▶ _TO BE DONE_
Search the listing below for the word "this" and copy each line that holds it.

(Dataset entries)
.....

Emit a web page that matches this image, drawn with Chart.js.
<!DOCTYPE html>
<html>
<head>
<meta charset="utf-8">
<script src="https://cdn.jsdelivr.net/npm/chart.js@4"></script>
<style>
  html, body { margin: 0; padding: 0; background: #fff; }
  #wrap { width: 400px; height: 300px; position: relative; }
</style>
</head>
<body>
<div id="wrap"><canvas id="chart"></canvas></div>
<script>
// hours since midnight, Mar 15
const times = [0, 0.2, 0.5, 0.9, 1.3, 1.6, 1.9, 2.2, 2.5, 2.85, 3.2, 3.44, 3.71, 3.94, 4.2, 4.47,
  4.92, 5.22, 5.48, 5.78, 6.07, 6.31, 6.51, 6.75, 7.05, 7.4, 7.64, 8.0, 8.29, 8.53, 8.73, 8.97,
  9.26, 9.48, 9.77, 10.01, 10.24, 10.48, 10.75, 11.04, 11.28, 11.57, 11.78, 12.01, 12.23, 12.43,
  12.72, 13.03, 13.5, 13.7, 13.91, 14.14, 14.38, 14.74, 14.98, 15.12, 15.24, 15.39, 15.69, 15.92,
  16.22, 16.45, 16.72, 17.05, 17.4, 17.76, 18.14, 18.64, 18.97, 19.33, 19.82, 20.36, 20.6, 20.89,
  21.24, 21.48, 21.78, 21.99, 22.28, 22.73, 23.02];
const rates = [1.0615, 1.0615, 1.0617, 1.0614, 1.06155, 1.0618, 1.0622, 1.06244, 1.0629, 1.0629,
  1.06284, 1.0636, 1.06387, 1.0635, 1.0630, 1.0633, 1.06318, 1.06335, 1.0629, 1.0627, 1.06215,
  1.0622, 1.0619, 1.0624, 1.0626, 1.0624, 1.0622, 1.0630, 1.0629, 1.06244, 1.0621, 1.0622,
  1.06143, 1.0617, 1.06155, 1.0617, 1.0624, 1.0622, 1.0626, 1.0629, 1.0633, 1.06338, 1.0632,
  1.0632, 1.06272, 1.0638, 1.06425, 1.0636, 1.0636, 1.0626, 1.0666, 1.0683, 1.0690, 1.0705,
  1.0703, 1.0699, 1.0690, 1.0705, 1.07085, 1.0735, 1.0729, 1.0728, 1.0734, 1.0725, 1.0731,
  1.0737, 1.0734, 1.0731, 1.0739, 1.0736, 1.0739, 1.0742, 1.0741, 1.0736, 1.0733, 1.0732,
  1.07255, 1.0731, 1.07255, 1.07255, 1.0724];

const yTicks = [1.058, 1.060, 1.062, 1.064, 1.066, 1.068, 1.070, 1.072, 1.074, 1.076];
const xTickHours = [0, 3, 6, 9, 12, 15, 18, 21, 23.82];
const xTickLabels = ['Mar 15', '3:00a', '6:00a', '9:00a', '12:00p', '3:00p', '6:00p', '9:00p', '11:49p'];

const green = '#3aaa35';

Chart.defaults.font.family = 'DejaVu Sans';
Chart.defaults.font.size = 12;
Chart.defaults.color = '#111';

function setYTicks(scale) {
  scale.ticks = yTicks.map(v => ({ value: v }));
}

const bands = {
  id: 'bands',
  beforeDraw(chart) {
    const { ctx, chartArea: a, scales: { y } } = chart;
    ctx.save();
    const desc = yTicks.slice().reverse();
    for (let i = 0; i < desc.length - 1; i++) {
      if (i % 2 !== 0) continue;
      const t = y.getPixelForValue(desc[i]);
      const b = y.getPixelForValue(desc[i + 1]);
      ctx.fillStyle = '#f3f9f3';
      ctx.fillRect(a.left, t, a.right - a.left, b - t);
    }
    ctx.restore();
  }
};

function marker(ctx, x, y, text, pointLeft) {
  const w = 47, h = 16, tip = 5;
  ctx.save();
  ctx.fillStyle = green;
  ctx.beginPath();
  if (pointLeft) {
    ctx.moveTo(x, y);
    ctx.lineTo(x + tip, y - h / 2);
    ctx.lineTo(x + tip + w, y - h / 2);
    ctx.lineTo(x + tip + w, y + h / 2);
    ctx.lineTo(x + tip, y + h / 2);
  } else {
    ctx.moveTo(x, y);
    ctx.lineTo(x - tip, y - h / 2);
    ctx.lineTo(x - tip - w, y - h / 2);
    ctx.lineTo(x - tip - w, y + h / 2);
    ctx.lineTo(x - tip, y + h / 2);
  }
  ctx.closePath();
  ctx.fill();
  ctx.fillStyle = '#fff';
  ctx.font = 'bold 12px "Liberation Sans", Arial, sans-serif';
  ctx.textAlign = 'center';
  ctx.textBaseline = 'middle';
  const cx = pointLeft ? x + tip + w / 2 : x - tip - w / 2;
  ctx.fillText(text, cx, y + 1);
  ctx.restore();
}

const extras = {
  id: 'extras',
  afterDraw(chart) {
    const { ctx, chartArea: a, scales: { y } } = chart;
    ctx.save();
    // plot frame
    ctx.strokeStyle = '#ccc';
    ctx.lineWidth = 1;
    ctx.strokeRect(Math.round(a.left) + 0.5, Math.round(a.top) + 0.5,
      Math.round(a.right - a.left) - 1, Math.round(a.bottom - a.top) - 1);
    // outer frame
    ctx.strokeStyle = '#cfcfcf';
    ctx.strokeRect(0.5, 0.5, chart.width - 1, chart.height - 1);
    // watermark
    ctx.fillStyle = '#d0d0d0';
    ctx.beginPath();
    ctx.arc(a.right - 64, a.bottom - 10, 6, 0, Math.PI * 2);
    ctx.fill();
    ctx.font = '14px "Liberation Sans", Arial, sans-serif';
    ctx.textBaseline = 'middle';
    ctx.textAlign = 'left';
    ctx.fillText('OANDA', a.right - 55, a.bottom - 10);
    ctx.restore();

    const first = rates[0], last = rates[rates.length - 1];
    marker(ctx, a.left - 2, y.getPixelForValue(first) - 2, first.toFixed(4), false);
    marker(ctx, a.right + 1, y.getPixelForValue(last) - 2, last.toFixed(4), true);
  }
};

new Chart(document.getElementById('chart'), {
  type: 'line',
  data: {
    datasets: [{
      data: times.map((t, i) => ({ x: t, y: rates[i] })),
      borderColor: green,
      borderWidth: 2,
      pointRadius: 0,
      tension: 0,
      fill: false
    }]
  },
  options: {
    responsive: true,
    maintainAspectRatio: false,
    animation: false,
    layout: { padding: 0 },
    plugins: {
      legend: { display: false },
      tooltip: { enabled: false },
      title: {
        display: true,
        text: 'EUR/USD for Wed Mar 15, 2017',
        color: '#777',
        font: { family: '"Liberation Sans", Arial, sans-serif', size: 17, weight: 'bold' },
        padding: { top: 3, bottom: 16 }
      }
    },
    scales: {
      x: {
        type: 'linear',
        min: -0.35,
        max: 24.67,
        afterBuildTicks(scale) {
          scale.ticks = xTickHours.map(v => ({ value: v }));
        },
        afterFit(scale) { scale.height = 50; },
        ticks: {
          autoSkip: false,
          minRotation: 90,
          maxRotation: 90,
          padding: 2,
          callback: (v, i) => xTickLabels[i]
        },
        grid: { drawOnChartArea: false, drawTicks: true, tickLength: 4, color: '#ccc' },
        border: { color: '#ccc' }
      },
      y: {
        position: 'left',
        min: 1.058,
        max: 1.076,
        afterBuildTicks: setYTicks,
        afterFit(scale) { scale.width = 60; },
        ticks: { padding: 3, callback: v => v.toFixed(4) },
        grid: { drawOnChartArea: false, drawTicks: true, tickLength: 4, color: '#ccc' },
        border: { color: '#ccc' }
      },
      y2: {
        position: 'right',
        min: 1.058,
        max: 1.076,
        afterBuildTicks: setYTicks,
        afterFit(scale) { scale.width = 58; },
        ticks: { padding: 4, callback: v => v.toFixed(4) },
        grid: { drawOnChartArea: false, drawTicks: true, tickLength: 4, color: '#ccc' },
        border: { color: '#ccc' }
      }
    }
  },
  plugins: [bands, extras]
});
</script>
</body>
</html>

.....

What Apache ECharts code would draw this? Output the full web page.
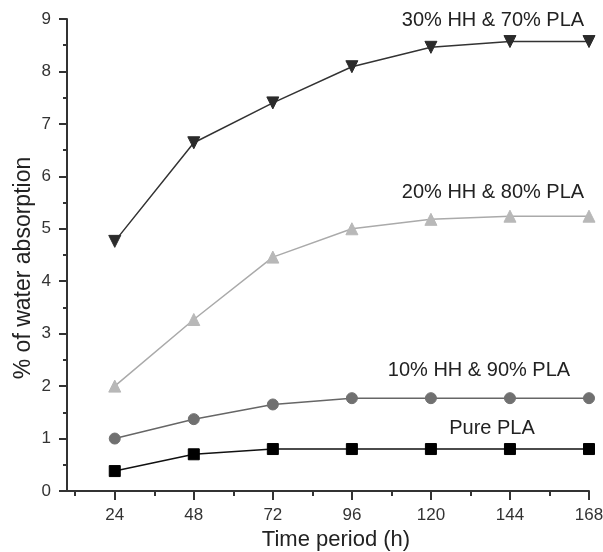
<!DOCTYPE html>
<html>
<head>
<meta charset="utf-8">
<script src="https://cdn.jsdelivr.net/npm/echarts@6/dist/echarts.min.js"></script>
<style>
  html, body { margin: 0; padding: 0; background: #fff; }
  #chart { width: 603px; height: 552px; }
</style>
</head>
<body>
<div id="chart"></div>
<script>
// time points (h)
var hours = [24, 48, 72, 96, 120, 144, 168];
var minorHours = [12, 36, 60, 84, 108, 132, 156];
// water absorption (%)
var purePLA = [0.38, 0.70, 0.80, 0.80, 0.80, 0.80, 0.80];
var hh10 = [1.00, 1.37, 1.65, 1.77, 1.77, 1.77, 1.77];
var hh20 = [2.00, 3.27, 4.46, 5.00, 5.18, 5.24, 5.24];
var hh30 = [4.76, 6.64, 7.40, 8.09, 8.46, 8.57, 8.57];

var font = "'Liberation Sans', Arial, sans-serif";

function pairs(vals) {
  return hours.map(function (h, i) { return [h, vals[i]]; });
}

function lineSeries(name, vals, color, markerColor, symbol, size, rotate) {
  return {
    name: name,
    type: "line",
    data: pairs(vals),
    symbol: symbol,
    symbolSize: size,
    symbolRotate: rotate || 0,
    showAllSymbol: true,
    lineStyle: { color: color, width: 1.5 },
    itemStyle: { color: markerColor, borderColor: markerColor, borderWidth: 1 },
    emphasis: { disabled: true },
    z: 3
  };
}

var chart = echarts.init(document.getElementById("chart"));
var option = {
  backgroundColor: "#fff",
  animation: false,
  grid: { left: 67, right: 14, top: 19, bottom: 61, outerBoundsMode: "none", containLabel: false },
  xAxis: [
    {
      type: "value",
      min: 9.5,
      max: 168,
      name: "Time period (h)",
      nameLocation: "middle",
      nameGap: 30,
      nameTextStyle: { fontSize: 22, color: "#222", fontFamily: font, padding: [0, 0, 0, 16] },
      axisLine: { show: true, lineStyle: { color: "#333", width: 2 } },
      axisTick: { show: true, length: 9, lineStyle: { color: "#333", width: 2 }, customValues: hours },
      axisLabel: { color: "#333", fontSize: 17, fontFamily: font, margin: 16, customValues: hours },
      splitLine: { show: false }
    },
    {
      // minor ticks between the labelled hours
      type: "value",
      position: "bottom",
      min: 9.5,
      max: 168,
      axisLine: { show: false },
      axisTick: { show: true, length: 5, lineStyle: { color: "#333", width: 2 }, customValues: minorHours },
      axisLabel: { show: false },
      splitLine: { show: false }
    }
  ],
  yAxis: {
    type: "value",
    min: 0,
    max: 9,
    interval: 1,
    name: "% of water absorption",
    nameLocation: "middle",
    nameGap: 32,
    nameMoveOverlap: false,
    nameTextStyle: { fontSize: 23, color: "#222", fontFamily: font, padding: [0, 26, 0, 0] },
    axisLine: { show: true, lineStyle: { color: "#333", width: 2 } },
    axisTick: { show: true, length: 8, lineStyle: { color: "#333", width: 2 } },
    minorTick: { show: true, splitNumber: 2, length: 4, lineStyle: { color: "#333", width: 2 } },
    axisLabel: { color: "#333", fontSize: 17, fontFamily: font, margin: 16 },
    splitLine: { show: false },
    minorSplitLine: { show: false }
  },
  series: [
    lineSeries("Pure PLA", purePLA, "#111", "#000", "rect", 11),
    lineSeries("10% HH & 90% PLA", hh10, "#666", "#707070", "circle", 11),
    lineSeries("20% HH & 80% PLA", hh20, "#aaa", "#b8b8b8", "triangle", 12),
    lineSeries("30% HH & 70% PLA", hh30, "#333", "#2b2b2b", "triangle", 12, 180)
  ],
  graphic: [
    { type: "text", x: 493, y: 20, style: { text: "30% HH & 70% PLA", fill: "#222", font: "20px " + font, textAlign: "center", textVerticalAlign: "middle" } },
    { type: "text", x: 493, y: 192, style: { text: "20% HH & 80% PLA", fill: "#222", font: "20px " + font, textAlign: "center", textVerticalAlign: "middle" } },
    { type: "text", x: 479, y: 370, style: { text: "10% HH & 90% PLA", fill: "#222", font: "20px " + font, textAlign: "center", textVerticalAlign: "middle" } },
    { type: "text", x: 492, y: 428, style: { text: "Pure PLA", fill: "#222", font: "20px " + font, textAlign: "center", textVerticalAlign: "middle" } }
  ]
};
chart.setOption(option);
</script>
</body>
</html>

.....

▶ _RESPONSE BELOW_
Emit a web page that matches this image, drawn with Chart.js.
What Apache ECharts code would draw this? Output the full web page.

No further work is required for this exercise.